> [Problem to solve]:
Write out the material again word for word, dropping any images it holds.

Plotting code records
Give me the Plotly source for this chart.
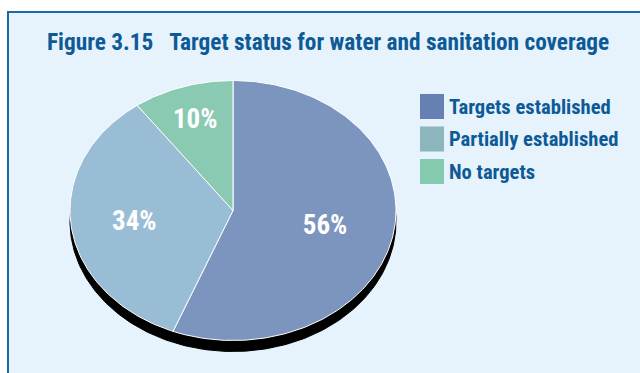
import numpy as np
import plotly.graph_objects as go

categories = ["Targets established", "Partially established", "No targets"]
values = [56, 34, 10]
slice_colors = ["#7c95be", "#98bdd5", "#8acab3"]
legend_colors = ["#6680b2", "#8db5bc", "#86cab0"]
title_text = "Figure 3.15\u00a0\u00a0\u00a0Target status for water and sanitation coverage"

W, H = 640, 373
cx_px, cy_px = 233, 210.5     # pie centre in pixels
ax_px, by_px = 163, 130       # ellipse semi-axes in pixels
shadow_px = 11
label_dy_px = 3

FONT = "Roboto Condensed, Liberation Sans Narrow, DejaVu Sans Condensed, sans-serif"
TXT = "#0d5a96"

fig = go.Figure()

# shadow (full unit circle shifted down)
t = np.linspace(0, 2 * np.pi, 400)
dy = shadow_px / by_px
fig.add_trace(go.Scatter(x=np.sin(t), y=np.cos(t) - dy, mode="lines", fill="toself",
                         fillcolor="#000000", line=dict(color="#000000", width=1),
                         hoverinfo="skip", showlegend=False))

total = sum(values)
start = 0.0
label_r = [0.575, 0.61, 0.75]
for i, (cat, v) in enumerate(zip(categories, values)):
    frac = v / total
    a = np.linspace(start, start + frac, max(int(400 * frac), 10)) * 2 * np.pi
    xs = np.concatenate([[0], np.sin(a), [0]])
    ys = np.concatenate([[0], np.cos(a), [0]])
    fig.add_trace(go.Scatter(x=xs, y=ys, mode="lines", fill="toself",
                             fillcolor=slice_colors[i], line=dict(color="white", width=1),
                             name=cat, hoverinfo="name", showlegend=False))
    mid = (start + frac / 2) * 2 * np.pi
    fig.add_trace(go.Scatter(x=[label_r[i] * np.sin(mid)],
                             y=[label_r[i] * np.cos(mid) - label_dy_px / by_px],
                             mode="text", text=[f"<b>{v}%</b>"],
                             textfont=dict(family=FONT, size=27, color="white"),
                             hoverinfo="skip", showlegend=False))
    start += frac

# background frame
shapes = [dict(type="rect", xref="paper", yref="paper",
               x0=8 / W, x1=1.05, y0=-0.05, y1=1 - 12 / H,
               fillcolor="#e6f2fc", line=dict(color="#1b6aa8", width=2), layer="below")]
annotations = [dict(text="<b>" + title_text + "</b>", xref="paper", yref="paper",
                    x=45 / W, y=1 - 42 / H, xanchor="left", yanchor="middle",
                    showarrow=False, font=dict(family=FONT, size=23.3, color=TXT))]

# manual legend
for i, cat in enumerate(categories):
    yc = 106.5 + 32.5 * i
    shapes.append(dict(type="rect", xref="paper", yref="paper",
                       x0=420 / W, x1=444 / W, y0=1 - (yc + 12.5) / H, y1=1 - (yc - 12.5) / H,
                       fillcolor=legend_colors[i], line=dict(width=0)))
    annotations.append(dict(text="<b>" + cat + "</b>", xref="paper", yref="paper",
                            x=447 / W, y=1 - yc / H, xanchor="left", yanchor="middle",
                            showarrow=False, font=dict(family=FONT, size=20.6, color=TXT)))

fig.update_layout(
    width=W, height=H, margin=dict(l=0, r=0, t=0, b=0),
    paper_bgcolor="white", plot_bgcolor="rgba(0,0,0,0)",
    xaxis=dict(range=[-cx_px / ax_px, (W - cx_px) / ax_px], visible=False, fixedrange=True),
    yaxis=dict(range=[-(H - cy_px) / by_px, cy_px / by_px], visible=False, fixedrange=True),
    shapes=shapes, annotations=annotations, showlegend=False,
)

fig.write_html("out.html", config={"displayModeBar": False},
               post_script="document.body.style.margin='0';")
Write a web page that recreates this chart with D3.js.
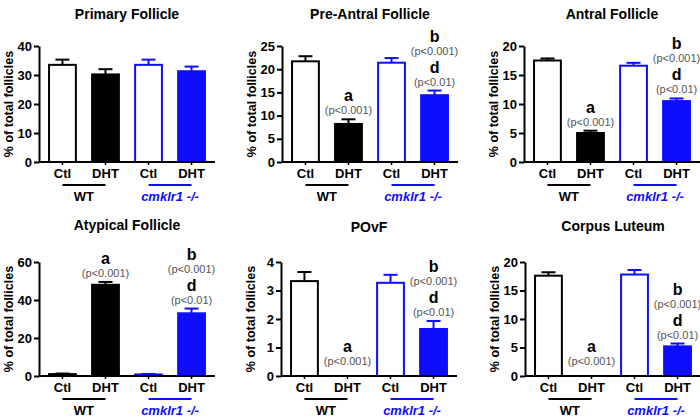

> [Response to this exercise]:
Give me the Plotly source for this chart.
import numpy as np
import plotly.graph_objects as go

categories = ["Targets established", "Partially established", "No targets"]
values = [56, 34, 10]
slice_colors = ["#7c95be", "#98bdd5", "#8acab3"]
legend_colors = ["#6680b2", "#8db5bc", "#86cab0"]
title_text = "Figure 3.15\u00a0\u00a0\u00a0Target status for water and sanitation coverage"

W, H = 640, 373
cx_px, cy_px = 233, 210.5     # pie centre in pixels
ax_px, by_px = 163, 130       # ellipse semi-axes in pixels
shadow_px = 11
label_dy_px = 3

FONT = "Roboto Condensed, Liberation Sans Narrow, DejaVu Sans Condensed, sans-serif"
TXT = "#0d5a96"

fig = go.Figure()

# shadow (full unit circle shifted down)
t = np.linspace(0, 2 * np.pi, 400)
dy = shadow_px / by_px
fig.add_trace(go.Scatter(x=np.sin(t), y=np.cos(t) - dy, mode="lines", fill="toself",
                         fillcolor="#000000", line=dict(color="#000000", width=1),
                         hoverinfo="skip", showlegend=False))

total = sum(values)
start = 0.0
label_r = [0.575, 0.61, 0.75]
for i, (cat, v) in enumerate(zip(categories, values)):
    frac = v / total
    a = np.linspace(start, start + frac, max(int(400 * frac), 10)) * 2 * np.pi
    xs = np.concatenate([[0], np.sin(a), [0]])
    ys = np.concatenate([[0], np.cos(a), [0]])
    fig.add_trace(go.Scatter(x=xs, y=ys, mode="lines", fill="toself",
                             fillcolor=slice_colors[i], line=dict(color="white", width=1),
                             name=cat, hoverinfo="name", showlegend=False))
    mid = (start + frac / 2) * 2 * np.pi
    fig.add_trace(go.Scatter(x=[label_r[i] * np.sin(mid)],
                             y=[label_r[i] * np.cos(mid) - label_dy_px / by_px],
                             mode="text", text=[f"<b>{v}%</b>"],
                             textfont=dict(family=FONT, size=27, color="white"),
                             hoverinfo="skip", showlegend=False))
    start += frac

# background frame
shapes = [dict(type="rect", xref="paper", yref="paper",
               x0=8 / W, x1=1.05, y0=-0.05, y1=1 - 12 / H,
               fillcolor="#e6f2fc", line=dict(color="#1b6aa8", width=2), layer="below")]
annotations = [dict(text="<b>" + title_text + "</b>", xref="paper", yref="paper",
                    x=45 / W, y=1 - 42 / H, xanchor="left", yanchor="middle",
                    showarrow=False, font=dict(family=FONT, size=23.3, color=TXT))]

# manual legend
for i, cat in enumerate(categories):
    yc = 106.5 + 32.5 * i
    shapes.append(dict(type="rect", xref="paper", yref="paper",
                       x0=420 / W, x1=444 / W, y0=1 - (yc + 12.5) / H, y1=1 - (yc - 12.5) / H,
                       fillcolor=legend_colors[i], line=dict(width=0)))
    annotations.append(dict(text="<b>" + cat + "</b>", xref="paper", yref="paper",
                            x=447 / W, y=1 - yc / H, xanchor="left", yanchor="middle",
                            showarrow=False, font=dict(family=FONT, size=20.6, color=TXT)))

fig.update_layout(
    width=W, height=H, margin=dict(l=0, r=0, t=0, b=0),
    paper_bgcolor="white", plot_bgcolor="rgba(0,0,0,0)",
    xaxis=dict(range=[-cx_px / ax_px, (W - cx_px) / ax_px], visible=False, fixedrange=True),
    yaxis=dict(range=[-(H - cy_px) / by_px, cy_px / by_px], visible=False, fixedrange=True),
    shapes=shapes, annotations=annotations, showlegend=False,
)

fig.write_html("out.html", config={"displayModeBar": False},
               post_script="document.body.style.margin='0';")
Write a web page that recreates this chart with D3.js.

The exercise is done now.